Potential injected malicious code into files referenced by the pipeline configuration file

ID

indirect_poisoned_pipeline_execution

Severity

critical

Family

CI/ CD Security

Tags

cicd-sec-04, cicd-security, infrastructure, reachable, security

Description

Poisoned Pipeline Execution (PPE) risks refer to the ability of an attacker with access to source control systems - and without access to the build environment, to manipulate the build process by injecting malicious code/commands into the build pipeline configuration, essentially ‘poisoning’ the pipeline and running malicious code as part of the build process.
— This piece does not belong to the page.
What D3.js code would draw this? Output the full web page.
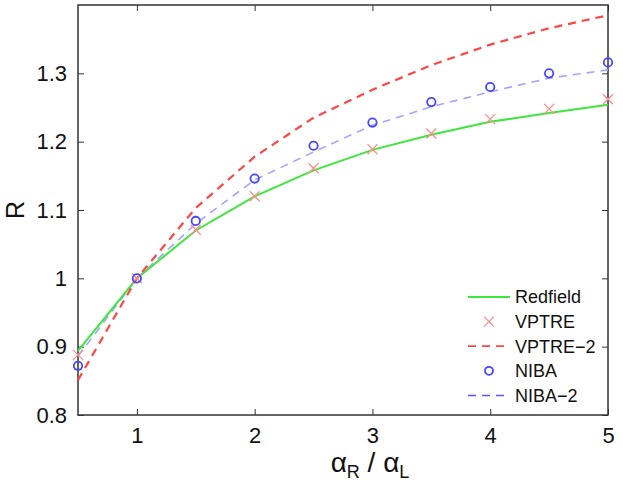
<!DOCTYPE html>
<html>
<head>
<meta charset="utf-8">
<script src="https://cdn.jsdelivr.net/npm/d3@7"></script>
<style>
  html, body { margin: 0; padding: 0; background: #fff; }
  svg { display: block; font-family: "Liberation Sans", Arial, sans-serif; }
</style>
</head>
<body>
<div id="chart"></div>
<script>
// datos
const ratios = [0.5, 1, 1.5, 2, 2.5, 3, 3.5, 4, 4.5, 5];
const redfield = [0.894, 1.0, 1.070, 1.120, 1.158, 1.188, 1.210, 1.229, 1.242, 1.254];
const vptre = [0.888, 1.0, 1.071, 1.120, 1.161, 1.189, 1.212, 1.233, 1.248, 1.262];
const vptre2 = [0.851, 1.0, 1.103, 1.178, 1.235, 1.276, 1.312, 1.342, 1.366, 1.385];
const niba = [0.872, 1.0, 1.084, 1.146, 1.194, 1.228, 1.258, 1.280, 1.300, 1.316];
const niba2 = [0.886, 1.0, 1.080, 1.144, 1.185, 1.224, 1.251, 1.273, 1.293, 1.305];
const xTicks = [1, 2, 3, 4, 5];
const yTicks = [0.8, 0.9, 1.0, 1.1, 1.2, 1.3];
const yTickLabels = ["0.8", "0.9", "1", "1.1", "1.2", "1.3"];
const legendNames = ["Redfield", "VPTRE", "VPTRE\u22122", "NIBA", "NIBA\u22122"];

const W = 623, H = 484;
const margin = {top: 5, right: 15, bottom: 69, left: 78};

const svg = d3.select("#chart").append("svg")
    .attr("width", W)
    .attr("height", H);

const x = d3.scaleLinear().domain([0.5, 5]).range([margin.left, W - margin.right]);
const y = d3.scaleLinear().domain([0.8, 1.4]).range([H - margin.bottom, margin.top]);

const axisColor = "#333";

// ejes con marcas hacia adentro (estilo matlab)
svg.append("g")
    .attr("transform", `translate(0,${y(0.8)})`)
    .call(d3.axisBottom(x).tickValues(xTicks).tickSizeInner(-6).tickSizeOuter(0).tickPadding(12).tickFormat(d3.format("d")))
    .call(g => g.select(".domain").remove())
    .call(g => g.selectAll("line").attr("stroke", axisColor))
    .call(g => g.selectAll("text").attr("font-size", "22px").attr("fill", "#111").attr("font-family", null));

svg.append("g")
    .attr("transform", `translate(0,${y(1.4)})`)
    .call(d3.axisTop(x).tickValues(xTicks).tickSizeInner(-6).tickSizeOuter(0).tickFormat(""))
    .call(g => g.select(".domain").remove())
    .call(g => g.selectAll("line").attr("stroke", axisColor));

svg.append("g")
    .attr("transform", `translate(${x(0.5)},0)`)
    .call(d3.axisLeft(y).tickValues(yTicks).tickSizeInner(-6).tickSizeOuter(0).tickPadding(11)
        .tickFormat((d, i) => yTickLabels[i]))
    .call(g => g.select(".domain").remove())
    .call(g => g.selectAll("line").attr("stroke", axisColor))
    .call(g => g.selectAll("text").attr("font-size", "22px").attr("fill", "#111").attr("font-family", null));

svg.append("g")
    .attr("transform", `translate(${x(5)},0)`)
    .call(d3.axisRight(y).tickValues(yTicks).tickSizeInner(-6).tickSizeOuter(0).tickFormat(""))
    .call(g => g.select(".domain").remove())
    .call(g => g.selectAll("line").attr("stroke", axisColor));

// caja
svg.append("rect")
    .attr("x", x(0.5))
    .attr("y", y(1.4))
    .attr("width", x(5) - x(0.5))
    .attr("height", y(0.8) - y(1.4))
    .attr("fill", "none")
    .attr("stroke", axisColor)
    .attr("stroke-width", 1.5);

const plot = svg.append("g");

const line = d3.line()
    .x((d, i) => x(ratios[i]))
    .y(d => y(d));

// series
const styles = {
    redfield: {color: "#3ee63e", width: 2, dash: null},
    vptre2: {color: "#ff4646", width: 2.2, dash: "8,6"},
    niba2: {color: "#a4a4ff", width: 1.6, dash: "8,6"}
};

plot.append("path")
    .datum(niba2)
    .attr("d", line)
    .attr("fill", "none")
    .attr("stroke", styles.niba2.color)
    .attr("stroke-width", styles.niba2.width)
    .attr("stroke-dasharray", styles.niba2.dash);

plot.append("path")
    .datum(redfield)
    .attr("d", line)
    .attr("fill", "none")
    .attr("stroke", styles.redfield.color)
    .attr("stroke-width", styles.redfield.width);

plot.append("path")
    .datum(vptre2)
    .attr("d", line)
    .attr("fill", "none")
    .attr("stroke", styles.vptre2.color)
    .attr("stroke-width", styles.vptre2.width)
    .attr("stroke-dasharray", styles.vptre2.dash);

const crossColor = "#ff8c8c";
const circleColor = "#4646ff";
const cs = 5;

function crossPath(cx, cy, s) {
    return `M${cx - s},${cy - s}L${cx + s},${cy + s}M${cx - s},${cy + s}L${cx + s},${cy - s}`;
}

plot.selectAll(".cross")
    .data(vptre)
    .enter()
    .append("path")
    .attr("class", "cross")
    .attr("d", (d, i) => crossPath(x(ratios[i]), y(d), cs))
    .attr("stroke", crossColor)
    .attr("stroke-width", 1.3)
    .attr("fill", "none");

plot.selectAll(".circ")
    .data(niba)
    .enter()
    .append("circle")
    .attr("class", "circ")
    .attr("cx", (d, i) => x(ratios[i]))
    .attr("cy", d => y(d))
    .attr("r", 4.2)
    .attr("fill", "none")
    .attr("stroke", circleColor)
    .attr("stroke-width", 1.8);

// leyenda
const legend = svg.append("g").attr("transform", "translate(468,297)");
const rowH = 24.6;

legendNames.forEach((name, i) => {
    const g = legend.append("g").attr("transform", `translate(0,${i * rowH})`);
    if (i === 0) {
        g.append("line").attr("x1", 0).attr("x2", 42).attr("y1", 0).attr("y2", 0)
            .attr("stroke", styles.redfield.color).attr("stroke-width", 2);
    } else if (i === 1) {
        g.append("path").attr("d", crossPath(21, 0, cs))
            .attr("stroke", crossColor).attr("stroke-width", 1.3).attr("fill", "none");
    } else if (i === 2) {
        g.append("line").attr("x1", 0).attr("x2", 42).attr("y1", 0).attr("y2", 0)
            .attr("stroke", styles.vptre2.color).attr("stroke-width", 1.8).attr("stroke-dasharray", "8,6");
    } else if (i === 3) {
        g.append("circle").attr("cx", 21).attr("cy", 0).attr("r", 4)
            .attr("stroke", circleColor).attr("stroke-width", 1.8).attr("fill", "none");
    } else {
        g.append("line").attr("x1", 0).attr("x2", 42).attr("y1", 0).attr("y2", 0)
            .attr("stroke", "#5a5aff").attr("stroke-width", 1.5).attr("stroke-dasharray", "8,6");
    }
    g.append("text")
        .attr("x", 47)
        .attr("y", 0)
        .attr("dy", "0.36em")
        .attr("font-size", "18px")
        .attr("fill", "#111")
        .text(name);
});

// etiquetas de ejes
svg.append("text")
    .attr("transform", `translate(24,${(y(0.8) + y(1.4)) / 2}) rotate(-90)`)
    .attr("text-anchor", "middle")
    .attr("font-size", "25px")
    .attr("fill", "#111")
    .text("R");

const xl = svg.append("text")
    .attr("x", 370)
    .attr("y", 472)
    .attr("text-anchor", "middle")
    .attr("font-size", "28px")
    .attr("fill", "#111");
xl.append("tspan").text("\u03b1");
xl.append("tspan").attr("font-size", "18px").attr("dy", 6).text("R");
xl.append("tspan").attr("dy", -6).text(" / \u03b1");
xl.append("tspan").attr("font-size", "18px").attr("dy", 6).text("L");
</script>
</body>
</html>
There are three types of PPE:

  • Direct PPE (D-PPE): The attacker modifies the CI config file in a repository they have access to, either by pushing the change directly to an unprotected remote branch on the repo, or by submitting a PR with the change from a branch or a fork

  • Indirect PPE (I-PPE): The attacker cannot modify the pipeline itself, but he/ she may gain control of a script which is executed in the pipeline.

  • Public-PPE (3PE): The CI pipeline of a public repository runs unreviewed code suggested by anonymous users.

This detector focuses on detecting Indirect PPE. Vulnerable pipelines are those that:

  • Use secrets.

  • Perform a checkout of the PR code.

  • Invoke other repository scripts or files.

Security

In a successful PPE attack, attackers execute malicious unreviewed code in the CI. This provides the attacker with the same abilities and level of access as the build job, including:

  • Access to any secret available to the CI job, such as secrets.

  • Access to external assets the job node has permissions to, such as files stored in the node’s file system, or credentials to a cloud environment accessible through the underlying host.

  • Ability to ship code and artifacts further down the pipeline, in the guise of legitimate code built by the build process.

  • Ability to access additional hosts and assets in the network/environment of the job node.

Mitigation / Fix

  • Don’t check out the Pull Request code in the pipeline.

  • Keep the pipeline and the invoked scripts/ files into a separate repository.